On-demand viewing is a sociable activity, according to a new report, which shows that 75% of people prefer to watch on-demand television when in the company of others. But the numbers from measurement body Numeris also show that live viewing still dominates 90% of overall 2+ viewing in Canada.
The results are the fruit of a study that looks at data captured during a five-month period between January and May 2015 measuring on-demand viewing for the 2+ audience. Measurement for that study, which was pulled from Numeris’s PPM panel that provides TV and radio currency data, was based on 415 English-language episodes (sitcom, drama and reality) for video-on-demand available through set-top box services or broadcaster websites.
Natasha Arzumanian, manager, methodological research at Numeris, says that the single-source data centre is ground-breaking because it allows Numeris and its clients to see the linear (broadcast) and on-demand (OD) viewing from the same place. “We’re completing the viewing puzzle by being able to follow the media consumption behaviour throughout the day, from the same panel. We can look at live, playback and now OD viewing.”
Numeris’s panel includes 5,000 households and 11,000 panelists.
While live TV dominates 2+ viewing at the moment at 90%, Numeris says catch-up viewing is rapidly growing. However, quantifying that rapid growth remains challenging because OD viewing is not part of the currency pie, which is based on live or playback viewing, she says.”Often, the promotional or ad content differs in the OD videos, from that of broadcast program, so the numbers can’t be combined. But what we do see is that OD viewing is about 5-10% of the total linear audience, depending on the genre.”
The measurement body has, however, been keeping an eye on-demand viewing by running tests since early 2014 and Arzumanian confirms that on-demand viewing in Canada matches patterns of growth elsewhere.
With VOD being relatively new to the Canadian market, the study shows that working women in the 25-to-49 demo with young children at home and medium-to-heavy TV-watching habits make up the biggest chunk of that audience. Those viewers also tend to live in homes with a PVR, more than one television set and high-speed internet access.
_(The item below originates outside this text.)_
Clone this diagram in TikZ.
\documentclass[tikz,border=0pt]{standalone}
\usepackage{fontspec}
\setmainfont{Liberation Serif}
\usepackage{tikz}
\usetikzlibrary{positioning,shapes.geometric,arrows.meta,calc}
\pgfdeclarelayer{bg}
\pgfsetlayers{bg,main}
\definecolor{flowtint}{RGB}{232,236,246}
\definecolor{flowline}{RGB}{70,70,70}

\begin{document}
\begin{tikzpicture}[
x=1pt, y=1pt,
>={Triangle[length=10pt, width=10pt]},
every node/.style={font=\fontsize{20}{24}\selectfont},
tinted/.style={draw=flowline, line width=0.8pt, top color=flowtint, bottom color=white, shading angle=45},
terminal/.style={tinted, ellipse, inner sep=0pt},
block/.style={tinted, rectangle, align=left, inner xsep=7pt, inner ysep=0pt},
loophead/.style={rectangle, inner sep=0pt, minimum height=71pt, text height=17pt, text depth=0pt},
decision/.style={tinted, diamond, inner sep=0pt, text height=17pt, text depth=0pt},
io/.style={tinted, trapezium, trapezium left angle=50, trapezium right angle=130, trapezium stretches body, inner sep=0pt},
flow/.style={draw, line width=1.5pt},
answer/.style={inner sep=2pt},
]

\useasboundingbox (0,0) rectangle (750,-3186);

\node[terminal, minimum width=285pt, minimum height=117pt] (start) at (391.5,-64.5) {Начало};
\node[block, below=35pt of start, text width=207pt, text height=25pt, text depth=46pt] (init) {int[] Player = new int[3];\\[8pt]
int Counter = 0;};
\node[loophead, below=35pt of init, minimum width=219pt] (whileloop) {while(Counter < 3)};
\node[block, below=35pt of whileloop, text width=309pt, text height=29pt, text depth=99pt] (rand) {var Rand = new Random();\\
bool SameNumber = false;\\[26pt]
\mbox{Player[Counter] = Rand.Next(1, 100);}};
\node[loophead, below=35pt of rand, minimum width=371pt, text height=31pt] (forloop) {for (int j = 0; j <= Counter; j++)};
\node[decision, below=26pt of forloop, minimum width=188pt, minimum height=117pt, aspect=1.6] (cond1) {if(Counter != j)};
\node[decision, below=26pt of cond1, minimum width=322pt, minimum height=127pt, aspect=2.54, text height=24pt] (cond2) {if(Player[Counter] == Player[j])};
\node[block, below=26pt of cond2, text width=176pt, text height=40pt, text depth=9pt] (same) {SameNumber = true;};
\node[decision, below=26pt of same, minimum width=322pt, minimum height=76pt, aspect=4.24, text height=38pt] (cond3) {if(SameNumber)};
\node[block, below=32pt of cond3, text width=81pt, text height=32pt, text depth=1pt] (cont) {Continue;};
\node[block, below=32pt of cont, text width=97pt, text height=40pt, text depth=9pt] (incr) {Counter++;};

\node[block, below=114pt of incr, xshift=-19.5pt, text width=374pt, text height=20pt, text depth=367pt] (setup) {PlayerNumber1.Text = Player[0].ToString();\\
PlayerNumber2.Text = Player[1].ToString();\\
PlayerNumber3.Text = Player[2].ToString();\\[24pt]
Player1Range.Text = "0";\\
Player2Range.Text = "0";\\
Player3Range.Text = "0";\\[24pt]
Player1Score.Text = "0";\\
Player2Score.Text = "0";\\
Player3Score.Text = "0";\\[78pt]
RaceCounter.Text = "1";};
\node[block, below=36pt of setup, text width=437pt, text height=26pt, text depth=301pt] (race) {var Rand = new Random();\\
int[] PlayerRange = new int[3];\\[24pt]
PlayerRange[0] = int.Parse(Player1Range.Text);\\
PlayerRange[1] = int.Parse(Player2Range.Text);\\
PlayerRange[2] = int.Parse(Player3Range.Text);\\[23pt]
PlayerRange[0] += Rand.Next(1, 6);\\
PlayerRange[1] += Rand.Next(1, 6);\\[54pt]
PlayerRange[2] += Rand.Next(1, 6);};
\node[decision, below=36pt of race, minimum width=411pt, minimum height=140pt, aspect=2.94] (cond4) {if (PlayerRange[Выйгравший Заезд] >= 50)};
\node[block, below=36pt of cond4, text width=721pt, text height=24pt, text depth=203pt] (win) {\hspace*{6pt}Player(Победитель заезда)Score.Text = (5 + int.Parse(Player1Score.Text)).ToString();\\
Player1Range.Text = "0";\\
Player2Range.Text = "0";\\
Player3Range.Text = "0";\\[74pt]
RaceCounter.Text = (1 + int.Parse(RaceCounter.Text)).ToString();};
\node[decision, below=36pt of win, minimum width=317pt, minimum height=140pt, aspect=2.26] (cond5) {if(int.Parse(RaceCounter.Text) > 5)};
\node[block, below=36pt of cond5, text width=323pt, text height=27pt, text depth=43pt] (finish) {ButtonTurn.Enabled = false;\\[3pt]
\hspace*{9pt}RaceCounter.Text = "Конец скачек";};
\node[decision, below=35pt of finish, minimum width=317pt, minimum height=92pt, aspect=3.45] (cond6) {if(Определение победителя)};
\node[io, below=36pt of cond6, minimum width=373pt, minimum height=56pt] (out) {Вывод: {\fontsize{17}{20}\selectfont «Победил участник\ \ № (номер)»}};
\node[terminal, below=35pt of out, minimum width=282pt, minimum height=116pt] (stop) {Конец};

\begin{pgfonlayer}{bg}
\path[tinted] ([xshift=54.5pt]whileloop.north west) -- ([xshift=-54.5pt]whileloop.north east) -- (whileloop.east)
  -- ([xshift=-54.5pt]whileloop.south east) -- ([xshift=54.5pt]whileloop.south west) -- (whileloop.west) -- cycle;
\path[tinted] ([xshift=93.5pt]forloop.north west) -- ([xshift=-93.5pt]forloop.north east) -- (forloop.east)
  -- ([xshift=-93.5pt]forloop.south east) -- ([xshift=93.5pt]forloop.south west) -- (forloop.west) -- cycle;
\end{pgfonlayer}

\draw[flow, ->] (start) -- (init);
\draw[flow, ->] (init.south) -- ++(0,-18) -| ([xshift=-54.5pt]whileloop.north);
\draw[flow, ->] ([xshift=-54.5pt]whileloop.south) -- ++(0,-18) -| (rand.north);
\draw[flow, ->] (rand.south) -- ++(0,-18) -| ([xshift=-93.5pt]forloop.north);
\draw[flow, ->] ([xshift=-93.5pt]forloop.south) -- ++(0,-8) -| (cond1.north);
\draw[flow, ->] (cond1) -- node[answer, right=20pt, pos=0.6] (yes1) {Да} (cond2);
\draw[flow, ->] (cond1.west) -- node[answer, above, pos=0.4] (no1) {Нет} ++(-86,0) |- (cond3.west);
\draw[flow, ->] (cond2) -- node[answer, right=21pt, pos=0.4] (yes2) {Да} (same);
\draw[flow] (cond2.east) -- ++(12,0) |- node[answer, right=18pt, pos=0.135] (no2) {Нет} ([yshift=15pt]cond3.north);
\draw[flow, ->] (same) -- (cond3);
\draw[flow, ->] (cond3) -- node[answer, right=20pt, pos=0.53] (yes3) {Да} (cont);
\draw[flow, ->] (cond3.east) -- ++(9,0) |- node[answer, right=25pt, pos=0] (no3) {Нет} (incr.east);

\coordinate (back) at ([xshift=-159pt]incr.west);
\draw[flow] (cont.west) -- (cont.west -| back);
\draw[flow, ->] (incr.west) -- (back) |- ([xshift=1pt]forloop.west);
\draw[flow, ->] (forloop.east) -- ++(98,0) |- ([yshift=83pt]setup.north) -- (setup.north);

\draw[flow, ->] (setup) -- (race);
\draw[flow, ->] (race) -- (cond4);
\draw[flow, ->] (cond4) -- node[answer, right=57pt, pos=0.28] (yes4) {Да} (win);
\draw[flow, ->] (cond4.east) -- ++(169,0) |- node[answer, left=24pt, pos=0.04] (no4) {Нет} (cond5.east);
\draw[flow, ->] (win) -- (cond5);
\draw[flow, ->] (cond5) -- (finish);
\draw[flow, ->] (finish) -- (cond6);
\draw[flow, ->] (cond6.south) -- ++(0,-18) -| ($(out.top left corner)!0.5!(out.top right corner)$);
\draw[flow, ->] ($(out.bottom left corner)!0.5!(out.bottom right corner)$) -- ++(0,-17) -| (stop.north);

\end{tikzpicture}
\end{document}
The most-watched of the 415 episodes analyzed for the study had about 300,000 people tuning in during an average minute, with most episodes being entirely watched. Also, between 25% and 40% of those watching the chosen episodes had already seen them on live TV.
One of the other learnings from the report was that most viewers used the on-demand vehicle to catch up on missed episodes. It seems people also have specific days on which they watch on-demand by genre: sitcoms on Saturday, dramas on Wednesday and reality shows on Fridays.
In October Numeris began sending out supplementary monthly reports measuring on-demand viewing using the same meter panel used to pull audience data to the industry.